■ AVAILABLE RECORDS
##############################
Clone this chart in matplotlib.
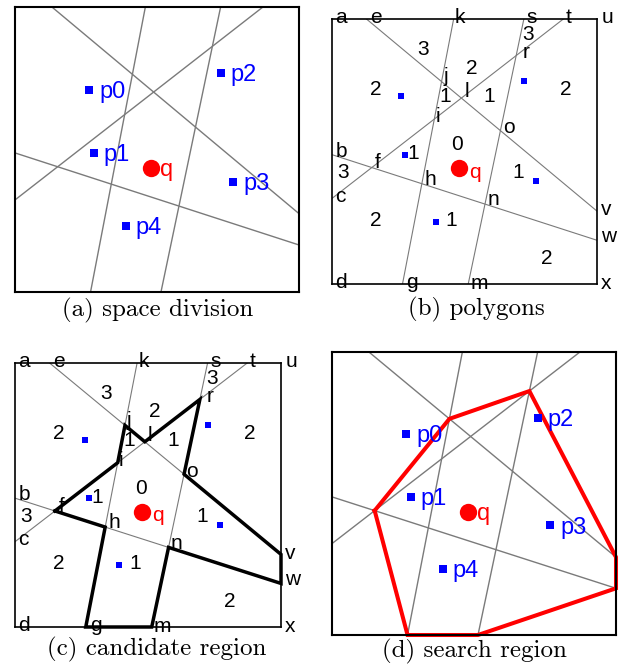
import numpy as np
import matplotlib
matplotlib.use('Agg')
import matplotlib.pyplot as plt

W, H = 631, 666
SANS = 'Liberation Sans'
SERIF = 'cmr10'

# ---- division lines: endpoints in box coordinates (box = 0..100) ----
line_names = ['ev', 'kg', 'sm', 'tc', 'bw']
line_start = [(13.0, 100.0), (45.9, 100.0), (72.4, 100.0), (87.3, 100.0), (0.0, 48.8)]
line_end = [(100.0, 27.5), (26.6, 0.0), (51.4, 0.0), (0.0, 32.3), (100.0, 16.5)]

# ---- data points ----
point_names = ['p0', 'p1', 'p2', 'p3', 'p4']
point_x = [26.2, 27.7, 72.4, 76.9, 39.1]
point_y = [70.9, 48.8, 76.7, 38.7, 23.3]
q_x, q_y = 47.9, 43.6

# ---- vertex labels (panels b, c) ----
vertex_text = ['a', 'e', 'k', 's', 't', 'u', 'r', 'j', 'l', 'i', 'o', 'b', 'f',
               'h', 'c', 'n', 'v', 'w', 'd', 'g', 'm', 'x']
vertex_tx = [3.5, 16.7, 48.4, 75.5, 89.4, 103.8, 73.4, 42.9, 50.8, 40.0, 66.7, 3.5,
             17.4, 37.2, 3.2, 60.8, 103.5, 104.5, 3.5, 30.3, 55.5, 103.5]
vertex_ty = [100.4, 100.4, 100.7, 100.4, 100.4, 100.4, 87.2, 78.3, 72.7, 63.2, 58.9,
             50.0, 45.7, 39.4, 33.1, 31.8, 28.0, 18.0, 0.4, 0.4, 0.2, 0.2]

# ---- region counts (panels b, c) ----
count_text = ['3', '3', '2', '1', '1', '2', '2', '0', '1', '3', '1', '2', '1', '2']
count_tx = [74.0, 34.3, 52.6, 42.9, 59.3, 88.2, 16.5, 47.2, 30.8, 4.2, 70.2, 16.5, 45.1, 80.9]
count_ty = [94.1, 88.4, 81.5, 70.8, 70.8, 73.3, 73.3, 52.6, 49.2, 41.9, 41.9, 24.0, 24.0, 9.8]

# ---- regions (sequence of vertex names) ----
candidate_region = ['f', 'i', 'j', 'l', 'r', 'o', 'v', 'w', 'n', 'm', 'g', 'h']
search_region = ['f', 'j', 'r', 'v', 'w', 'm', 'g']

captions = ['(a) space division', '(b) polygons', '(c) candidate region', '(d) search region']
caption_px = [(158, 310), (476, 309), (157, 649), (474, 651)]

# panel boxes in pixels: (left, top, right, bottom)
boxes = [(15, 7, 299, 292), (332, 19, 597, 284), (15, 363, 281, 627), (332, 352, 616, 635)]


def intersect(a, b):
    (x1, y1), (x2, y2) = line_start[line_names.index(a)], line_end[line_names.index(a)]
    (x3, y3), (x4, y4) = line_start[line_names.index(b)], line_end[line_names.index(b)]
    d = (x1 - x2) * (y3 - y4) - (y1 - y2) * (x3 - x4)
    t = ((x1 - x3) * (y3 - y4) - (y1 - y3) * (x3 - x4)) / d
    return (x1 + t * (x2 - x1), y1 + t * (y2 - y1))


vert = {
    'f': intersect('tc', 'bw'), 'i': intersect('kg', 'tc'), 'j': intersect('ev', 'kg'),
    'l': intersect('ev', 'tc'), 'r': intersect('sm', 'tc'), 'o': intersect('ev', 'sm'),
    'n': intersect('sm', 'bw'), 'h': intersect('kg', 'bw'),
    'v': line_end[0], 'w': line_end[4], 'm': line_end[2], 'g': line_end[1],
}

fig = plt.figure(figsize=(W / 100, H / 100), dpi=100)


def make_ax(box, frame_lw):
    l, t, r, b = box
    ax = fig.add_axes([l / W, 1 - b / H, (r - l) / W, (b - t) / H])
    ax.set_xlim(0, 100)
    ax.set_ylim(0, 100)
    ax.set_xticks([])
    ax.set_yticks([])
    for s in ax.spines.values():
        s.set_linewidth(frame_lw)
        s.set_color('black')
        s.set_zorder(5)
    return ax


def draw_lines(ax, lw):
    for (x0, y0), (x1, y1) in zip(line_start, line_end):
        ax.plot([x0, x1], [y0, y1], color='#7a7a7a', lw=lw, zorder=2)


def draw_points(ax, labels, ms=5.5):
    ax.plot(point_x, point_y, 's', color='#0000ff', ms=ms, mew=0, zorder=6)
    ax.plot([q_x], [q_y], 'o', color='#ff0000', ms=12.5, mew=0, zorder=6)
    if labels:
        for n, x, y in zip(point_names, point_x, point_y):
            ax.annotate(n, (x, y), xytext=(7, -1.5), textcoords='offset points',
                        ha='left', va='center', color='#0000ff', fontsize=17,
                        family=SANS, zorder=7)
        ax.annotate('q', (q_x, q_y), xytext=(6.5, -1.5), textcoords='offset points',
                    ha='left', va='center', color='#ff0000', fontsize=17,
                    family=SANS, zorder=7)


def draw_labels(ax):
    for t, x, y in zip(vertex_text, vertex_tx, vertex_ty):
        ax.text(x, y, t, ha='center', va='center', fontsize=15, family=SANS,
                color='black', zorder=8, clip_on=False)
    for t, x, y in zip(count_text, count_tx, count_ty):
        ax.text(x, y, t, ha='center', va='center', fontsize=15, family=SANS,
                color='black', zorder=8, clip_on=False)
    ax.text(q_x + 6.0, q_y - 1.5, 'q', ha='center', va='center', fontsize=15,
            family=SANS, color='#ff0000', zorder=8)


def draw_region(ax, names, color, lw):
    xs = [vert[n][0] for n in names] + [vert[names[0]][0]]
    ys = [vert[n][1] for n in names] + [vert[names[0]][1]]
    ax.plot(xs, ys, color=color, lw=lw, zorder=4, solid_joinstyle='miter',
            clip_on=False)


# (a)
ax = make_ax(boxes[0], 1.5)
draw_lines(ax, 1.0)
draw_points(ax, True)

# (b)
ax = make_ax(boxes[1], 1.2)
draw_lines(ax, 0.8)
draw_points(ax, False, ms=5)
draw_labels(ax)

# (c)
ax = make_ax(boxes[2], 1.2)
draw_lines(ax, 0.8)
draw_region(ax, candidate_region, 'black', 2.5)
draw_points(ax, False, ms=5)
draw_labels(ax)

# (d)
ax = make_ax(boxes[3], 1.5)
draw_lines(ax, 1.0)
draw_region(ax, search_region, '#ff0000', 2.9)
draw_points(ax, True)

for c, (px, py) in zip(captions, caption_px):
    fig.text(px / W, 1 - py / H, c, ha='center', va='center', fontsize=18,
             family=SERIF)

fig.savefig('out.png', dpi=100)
##############################
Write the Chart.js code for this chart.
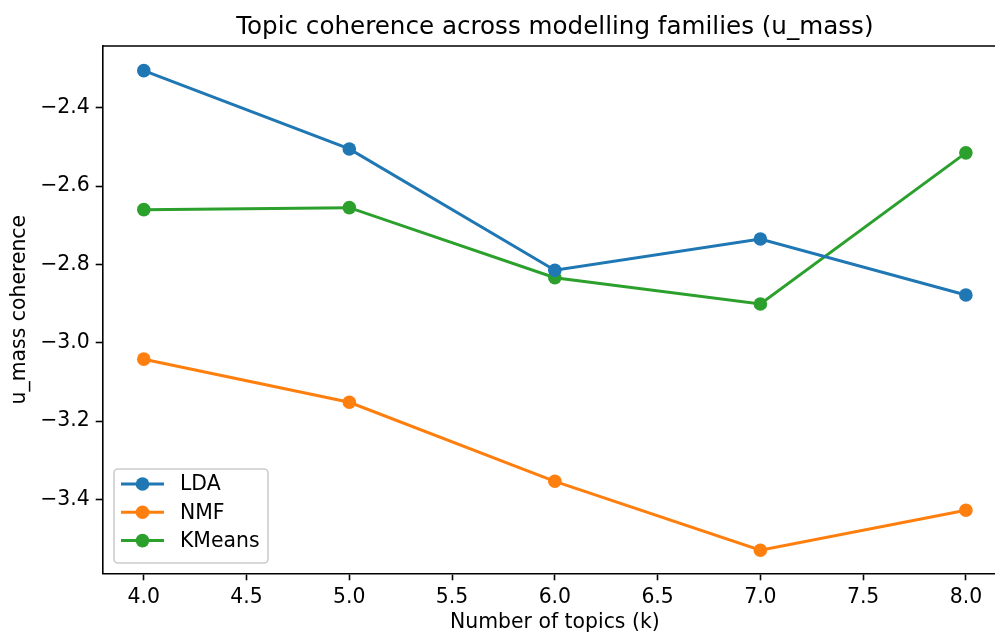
##############################
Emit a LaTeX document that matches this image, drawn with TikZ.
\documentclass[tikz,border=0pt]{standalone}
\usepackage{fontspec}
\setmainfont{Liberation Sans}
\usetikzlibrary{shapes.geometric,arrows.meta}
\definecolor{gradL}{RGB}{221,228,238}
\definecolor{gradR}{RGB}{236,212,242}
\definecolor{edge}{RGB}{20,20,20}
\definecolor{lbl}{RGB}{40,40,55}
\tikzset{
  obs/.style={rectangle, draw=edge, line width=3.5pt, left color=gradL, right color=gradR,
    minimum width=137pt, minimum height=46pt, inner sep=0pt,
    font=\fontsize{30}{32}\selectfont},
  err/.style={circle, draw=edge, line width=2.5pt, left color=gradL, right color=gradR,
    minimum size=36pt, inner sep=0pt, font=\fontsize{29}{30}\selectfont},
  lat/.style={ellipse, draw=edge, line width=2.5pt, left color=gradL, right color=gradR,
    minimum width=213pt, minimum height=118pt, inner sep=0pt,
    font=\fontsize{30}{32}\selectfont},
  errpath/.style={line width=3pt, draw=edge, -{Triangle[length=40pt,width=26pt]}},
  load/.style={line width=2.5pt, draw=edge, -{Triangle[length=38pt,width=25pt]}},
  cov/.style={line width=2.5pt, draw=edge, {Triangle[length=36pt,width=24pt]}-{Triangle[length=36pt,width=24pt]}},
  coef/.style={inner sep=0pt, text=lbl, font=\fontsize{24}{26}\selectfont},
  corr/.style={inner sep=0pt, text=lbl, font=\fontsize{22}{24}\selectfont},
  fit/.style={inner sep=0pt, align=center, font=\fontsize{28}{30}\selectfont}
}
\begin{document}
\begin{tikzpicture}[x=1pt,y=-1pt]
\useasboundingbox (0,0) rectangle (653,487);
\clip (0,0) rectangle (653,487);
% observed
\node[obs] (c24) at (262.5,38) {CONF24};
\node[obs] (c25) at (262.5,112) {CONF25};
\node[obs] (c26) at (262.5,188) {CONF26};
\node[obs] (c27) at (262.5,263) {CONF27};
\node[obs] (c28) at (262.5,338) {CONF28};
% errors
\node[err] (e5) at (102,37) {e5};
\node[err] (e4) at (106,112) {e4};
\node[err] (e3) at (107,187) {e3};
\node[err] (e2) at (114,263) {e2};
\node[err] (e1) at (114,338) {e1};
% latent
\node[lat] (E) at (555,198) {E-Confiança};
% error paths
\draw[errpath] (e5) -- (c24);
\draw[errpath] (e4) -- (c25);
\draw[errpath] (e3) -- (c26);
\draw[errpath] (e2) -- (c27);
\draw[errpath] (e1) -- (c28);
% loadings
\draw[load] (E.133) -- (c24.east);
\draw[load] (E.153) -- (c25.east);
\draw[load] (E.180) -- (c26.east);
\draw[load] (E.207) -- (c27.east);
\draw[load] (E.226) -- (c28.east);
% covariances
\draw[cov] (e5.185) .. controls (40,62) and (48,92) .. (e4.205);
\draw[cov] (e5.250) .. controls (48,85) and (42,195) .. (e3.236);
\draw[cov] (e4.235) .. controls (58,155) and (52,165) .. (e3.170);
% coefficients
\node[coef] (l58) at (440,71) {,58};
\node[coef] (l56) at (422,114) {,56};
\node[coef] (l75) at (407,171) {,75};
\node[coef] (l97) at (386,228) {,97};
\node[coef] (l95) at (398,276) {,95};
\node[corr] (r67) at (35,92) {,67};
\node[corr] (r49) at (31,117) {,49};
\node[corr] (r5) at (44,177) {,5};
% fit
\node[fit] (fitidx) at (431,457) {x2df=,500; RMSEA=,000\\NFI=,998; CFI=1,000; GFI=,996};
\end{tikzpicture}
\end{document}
##############################
■ TASK INSTRUCTIONS
Go through the listing above and report how many of its lines contain the word "matplotlib", with only the number as output.

■ ANSWER FOR THIS EXERCISE
4